El romanticismo, movimiento ya superado, muestra aquí sus huellas en diversos fragmentos aislados (e. g. v. sentimentalismo en p. 164 y paisaje romántico en p. 241, ed. cit.). Comino observa al respecto: «La trama de esta novela es romántica: la historia de un amor nunca realizado por la herencia trágica de Helena, que le viene de la rama materna. Esta trama sigue, en la superficie, los amores imposibles de María, Amalia y Clemencia»30.

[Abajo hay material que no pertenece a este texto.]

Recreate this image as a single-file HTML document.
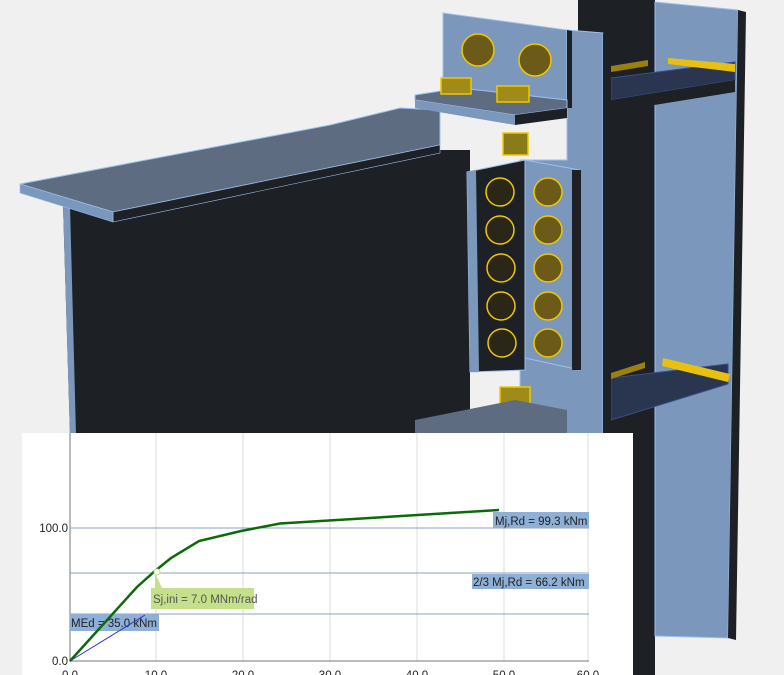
<!DOCTYPE html>
<html><head><style>
html,body{margin:0;padding:0;background:#f0f0f0;width:784px;height:675px;overflow:hidden}
svg{display:block}
text{font-family:"Liberation Sans",sans-serif;font-size:11.5px;fill:#222}
</style></head><body>
<svg width="784" height="675" viewBox="0 0 784 675">
<rect width="784" height="675" fill="#f0f0f0"/>
<!-- column back -->
<polygon points="578,0 655,0 655,675 578,675" fill="#1d2024"/>
<polygon points="655,2 738,10 728,638 655,636" fill="#7b98bc" stroke="#9cc0ee" stroke-width="1"/>
<polygon points="738,10 746,12 736,640 728,638" fill="#1d2024"/>
<!-- stiffeners -->
<polygon points="611,78 735,62 735,80 611,100" fill="#2a3550" stroke="#3a5088"/>
<polygon points="611,100 735,80 735,92 611,112" fill="#1d2024"/>
<polygon points="668,58 735,64 735,72 668,64" fill="#e8c010"/>
<polygon points="611,66 648,60 648,66 611,72" fill="#9a8010"/>
<polygon points="611,378 728,364 728,384 611,420" fill="#2a3550" stroke="#3a5088"/>
<polygon points="663,358 730,374 728,382 662,366" fill="#e8c010"/>
<polygon points="611,373 645,362 645,368 611,379" fill="#9a8010"/>
<!-- column front flange -->
<polygon points="520,160 567,160 567,30 603,33 603,675 520,675" fill="#7b98bc" stroke="#9cc0ee"/>
<polygon points="603,33 611,34 611,675 603,675" fill="#1d2024"/>
<!-- beam web -->
<polygon points="63,205 440,150 470,150 470,435 70,435" fill="#1d2024"/>
<polygon points="63,205 70,205 76,435 70,435" fill="#7b98bc"/>
<!-- beam top flange -->
<polygon points="20,184 330,125 400,108 440,110 440,145 113,212" fill="#5d6c80" stroke="#9cc0ee"/>
<polygon points="113,212 440,145 440,153 113,222" fill="#1d2024" stroke="#9cc0ee" stroke-width="0.6"/>
<polygon points="20,184 113,212 113,222 20,193" fill="#7b98bc" stroke="#9cc0ee" stroke-width="0.6"/>
<!-- top end plate -->
<polygon points="443,13 567,30 567,108 443,95" fill="#7b98bc" stroke="#9cc0ee"/>
<polygon points="567,30 572,31 572,108 567,108" fill="#1d2024"/>
<!-- top angle leg -->
<polygon points="415,95 460,88 567,100 567,108 515,115 415,100" fill="#5d6c80" stroke="#9cc0ee"/>
<polygon points="515,115 567,108 567,118 515,125" fill="#1d2024"/>
<polygon points="415,100 515,115 515,125 415,108" fill="#7b98bc"/>
<!-- top bolts -->
<g fill="#6b5a18" stroke="#f0c800" stroke-width="1.5">
<circle cx="478" cy="50" r="16"/><circle cx="535" cy="60" r="16"/>
<rect x="441" y="78" width="30" height="16" fill="#a08a18"/>
<rect x="497" y="86" width="32" height="16" fill="#a08a18"/>
<rect x="503" y="133" width="25" height="22" fill="#8a7a18"/>
<rect x="500" y="387" width="30" height="28" fill="#a08a18"/>
</g>
<!-- fin plates -->
<polygon points="467,172 525,160 525,370 470,372" fill="#1d2024" stroke="#9cc0ee"/>
<polygon points="467,172 476,170 479,372 470,372" fill="#7b98bc"/>
<polygon points="525,160 580,170 580,370 525,358" fill="#7b98bc" stroke="#9cc0ee"/>
<polygon points="572,170 581,170 581,370 572,370" fill="#1d2024"/>
<g fill="#2a2718" stroke="#f0c800" stroke-width="1.5">
<circle cx="500" cy="192" r="14"/><circle cx="500" cy="230" r="14"/><circle cx="501" cy="268" r="14"/><circle cx="501" cy="306" r="14"/><circle cx="502" cy="343" r="14"/>
</g>
<g fill="#6b5a18" stroke="#f0c800" stroke-width="1.5">
<circle cx="548" cy="192" r="14"/><circle cx="548" cy="230" r="14"/><circle cx="548" cy="268" r="14"/><circle cx="548" cy="306" r="14"/><circle cx="548" cy="343" r="14"/>
</g>
<!-- bottom angle -->
<polygon points="415,420 515,400 567,410 567,435 415,435" fill="#5d6c80"/>
<!-- chart -->
<rect x="22" y="433" width="611" height="242" fill="#ffffff"/>
<g stroke="#dcdcdc" stroke-width="1">
<line x1="156" y1="433" x2="156" y2="661"/><line x1="243" y1="433" x2="243" y2="661"/><line x1="330" y1="433" x2="330" y2="661"/><line x1="417" y1="433" x2="417" y2="661"/><line x1="504" y1="433" x2="504" y2="661"/><line x1="588" y1="433" x2="588" y2="661"/>
</g>
<line x1="70" y1="433" x2="70" y2="662" stroke="#777"/>
<line x1="70" y1="661" x2="589" y2="661" stroke="#777"/>
<line x1="70" y1="528" x2="589" y2="528" stroke="#8aa3c0"/>
<line x1="70" y1="573" x2="589" y2="573" stroke="#8aa3c0"/>
<line x1="70" y1="614" x2="589" y2="614" stroke="#8aa3c0"/>
<rect x="493" y="512" width="96" height="16" fill="#8fb0d6"/>
<text x="495" y="525">Mj,Rd = 99.3 kNm</text>
<rect x="472" y="574" width="117" height="15" fill="#8fb0d6"/>
<text x="473" y="586">2/3 Mj,Rd = 66.2 kNm</text>
<rect x="70" y="614" width="89" height="17" fill="#8fb0d6"/>
<text x="71" y="627">MEd = 35.0 kNm</text>
<polygon points="151,588 254,588 254,609 151,609" fill="#c5e08a"/>
<polygon points="155,573 162,588 155,588" fill="#c5e08a"/>
<text x="153" y="603" style="fill:#555">Sj,ini = 7.0 MNm/rad</text>
<line x1="70" y1="661" x2="145" y2="615" stroke="#2030e0" stroke-width="1"/>
<polyline points="70,661 137,587 155,571 171,558 199,541 241,531 280,523.5 499,510" fill="none" stroke="#0b6b0b" stroke-width="2.5"/>
<circle cx="157" cy="572" r="3" fill="#fff" stroke="#c5e08a"/>
<text x="68" y="532" text-anchor="end">100.0</text>
<text x="68" y="665" text-anchor="end">0.0</text>
<g text-anchor="middle">
<text x="70" y="679">0.0</text><text x="156" y="679">10.0</text><text x="243" y="679">20.0</text><text x="330" y="679">30.0</text><text x="417" y="679">40.0</text><text x="504" y="679">50.0</text><text x="588" y="679">60.0</text>
</g>
</svg>
</body></html>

El naturalismo es un movimiento a menudo criticado con bastante acidez. Pero ya Henríquez Ureña afirma al respecto, en Breve historia del modernismo, que el pretendido antagonismo entre naturalismo y modernismo no es válido, pues «en el movimiento modernista cabían todas las tendencias, con tal de que el lenguaje estuviera trabajado con arte, que es por excelencia, el rasgo distintivo del modernismo»31. En la obra que nos ocupa se observa también esa ambigüedad, ya que se ataca a ese movimiento pero se aprovechan constantemente sus recursos, y son muy frecuentes las descripciones naturalistas; e. g. «Eran unos ojos azules, penetrantes, demasiado penetrantes, cuyas miradas se posaron en mí como las de un médico en el cuerpo de un leproso corroído por las úlceras»32. Es frecuente también la descripción científica de las enfermedades del protagonista, así como la recurrencia al positivismo y al determinismo, por el que explica el carácter contradictorio del protagonista, con su doble tendencia a la espiritualidad y a la depravación, a la frialdad pensativa de los Fernández y al sensualismo gozador de los Andrade.

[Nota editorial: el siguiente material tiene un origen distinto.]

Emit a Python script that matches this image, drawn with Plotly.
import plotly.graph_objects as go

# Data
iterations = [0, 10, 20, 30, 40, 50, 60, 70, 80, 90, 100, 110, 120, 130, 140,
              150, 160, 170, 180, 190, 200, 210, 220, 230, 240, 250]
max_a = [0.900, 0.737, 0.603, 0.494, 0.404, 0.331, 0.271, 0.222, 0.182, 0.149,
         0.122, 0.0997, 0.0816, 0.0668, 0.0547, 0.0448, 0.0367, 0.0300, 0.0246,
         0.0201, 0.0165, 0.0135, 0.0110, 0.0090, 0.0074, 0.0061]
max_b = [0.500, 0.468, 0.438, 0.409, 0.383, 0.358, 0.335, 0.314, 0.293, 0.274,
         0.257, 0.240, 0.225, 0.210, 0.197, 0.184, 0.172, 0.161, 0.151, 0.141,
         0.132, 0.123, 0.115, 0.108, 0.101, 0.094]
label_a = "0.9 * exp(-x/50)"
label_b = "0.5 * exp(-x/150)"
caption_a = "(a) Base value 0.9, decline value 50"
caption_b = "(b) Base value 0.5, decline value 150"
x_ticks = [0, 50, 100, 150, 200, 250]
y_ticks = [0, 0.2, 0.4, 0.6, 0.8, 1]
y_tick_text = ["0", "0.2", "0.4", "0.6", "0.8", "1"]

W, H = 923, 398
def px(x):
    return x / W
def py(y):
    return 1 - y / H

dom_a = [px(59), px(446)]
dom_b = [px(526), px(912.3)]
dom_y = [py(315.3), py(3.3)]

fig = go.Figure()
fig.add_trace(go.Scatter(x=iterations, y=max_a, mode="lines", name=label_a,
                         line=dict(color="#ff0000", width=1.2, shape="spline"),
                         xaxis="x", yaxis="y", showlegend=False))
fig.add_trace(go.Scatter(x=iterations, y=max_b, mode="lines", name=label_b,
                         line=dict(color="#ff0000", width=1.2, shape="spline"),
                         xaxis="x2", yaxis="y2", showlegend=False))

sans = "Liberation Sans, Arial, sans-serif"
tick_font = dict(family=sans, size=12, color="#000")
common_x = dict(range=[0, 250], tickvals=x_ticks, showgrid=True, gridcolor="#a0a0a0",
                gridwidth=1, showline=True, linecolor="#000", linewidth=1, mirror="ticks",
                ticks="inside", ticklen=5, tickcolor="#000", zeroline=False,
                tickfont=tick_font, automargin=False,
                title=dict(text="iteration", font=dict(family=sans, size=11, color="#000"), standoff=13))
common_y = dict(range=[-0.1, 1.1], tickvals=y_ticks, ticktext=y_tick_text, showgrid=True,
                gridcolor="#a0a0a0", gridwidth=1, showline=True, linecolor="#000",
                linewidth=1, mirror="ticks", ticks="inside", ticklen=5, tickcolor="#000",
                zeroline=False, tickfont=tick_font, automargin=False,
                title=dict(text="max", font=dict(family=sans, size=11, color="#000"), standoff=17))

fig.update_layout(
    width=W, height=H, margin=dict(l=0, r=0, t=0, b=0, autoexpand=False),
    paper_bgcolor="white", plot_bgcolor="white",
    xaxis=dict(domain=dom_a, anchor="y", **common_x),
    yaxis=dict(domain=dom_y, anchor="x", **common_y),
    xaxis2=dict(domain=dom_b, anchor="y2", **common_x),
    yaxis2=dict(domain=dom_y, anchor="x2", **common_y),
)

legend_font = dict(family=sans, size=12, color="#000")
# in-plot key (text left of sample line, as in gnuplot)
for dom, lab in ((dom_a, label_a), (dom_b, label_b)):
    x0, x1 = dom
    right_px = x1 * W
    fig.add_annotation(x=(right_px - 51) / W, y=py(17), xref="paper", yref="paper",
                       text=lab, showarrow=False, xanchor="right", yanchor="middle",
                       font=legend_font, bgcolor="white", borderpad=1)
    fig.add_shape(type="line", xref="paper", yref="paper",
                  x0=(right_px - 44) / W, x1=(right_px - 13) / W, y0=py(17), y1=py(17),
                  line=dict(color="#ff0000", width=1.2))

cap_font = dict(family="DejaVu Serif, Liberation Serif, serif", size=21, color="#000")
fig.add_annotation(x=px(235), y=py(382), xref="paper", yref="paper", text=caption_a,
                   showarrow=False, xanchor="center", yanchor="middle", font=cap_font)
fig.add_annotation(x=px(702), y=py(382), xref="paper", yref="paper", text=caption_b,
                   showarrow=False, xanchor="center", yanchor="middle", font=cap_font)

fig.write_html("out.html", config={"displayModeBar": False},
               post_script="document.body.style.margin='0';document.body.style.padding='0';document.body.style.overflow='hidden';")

Del simbolismo tenemos aquí presente el misticismo, el onirismo y la concepción del paisaje, que deja de ser inmanente y contemplado para ser trascendente e interpretado en relación con el estado anímico del poeta (v. e. g. pp. 140, 212, 238, ed. cit.). Va unido al decadentismo, i. e. la atracción por el mal, lo macabro, la muerte, lo diabólico, el abismo de lo desconocido, lo desviado y lo anormal, y también lo carnal, pues se concibe la voluptuosidad como medio de conocimiento. El spleen, tan típicamente decadentista, está presente en toda la obra:

¿Y que me importan esas ideas sobre el amor, ni qué me importa nada, si lo que siento dentro de mí es el cansancio y el desprecio por todo, el mortal dejo, el spleen horrible, el tedium vitae que, como un mostruo interior cuya hambre no alcanzara a saciarse con el universo, comienza a devorarme el alma?33






De sobremesa, novela de ruptura

De todo lo anteriormente señalado podemos concluir que De sobremesa constituye, a pesar de la poca importancia que se le ha concedido, un hito de la novela modernista, en cuanto que muestra en su configuración todas las características y contradicciones que a aquélla le son propias. Se trata de una novela de ruptura y a su vez punto de encuentro de las poéticas finiseculares; es a un tiempo novela, antinovela y metanovela, pues viola los cánones del género para constituirse en un autoanálisis crítico y paródico, pero también escéptico y pesimista, de lo que fue la narrativa modernista como producto de un momento crítico en el hombre y en las letras, en ese «fin de siglo angustioso» que tanto impacto produjo en la sensibilidad compleja e hiperestésica de José Asunción Silva y en general de todos los artistas que lo vivieron.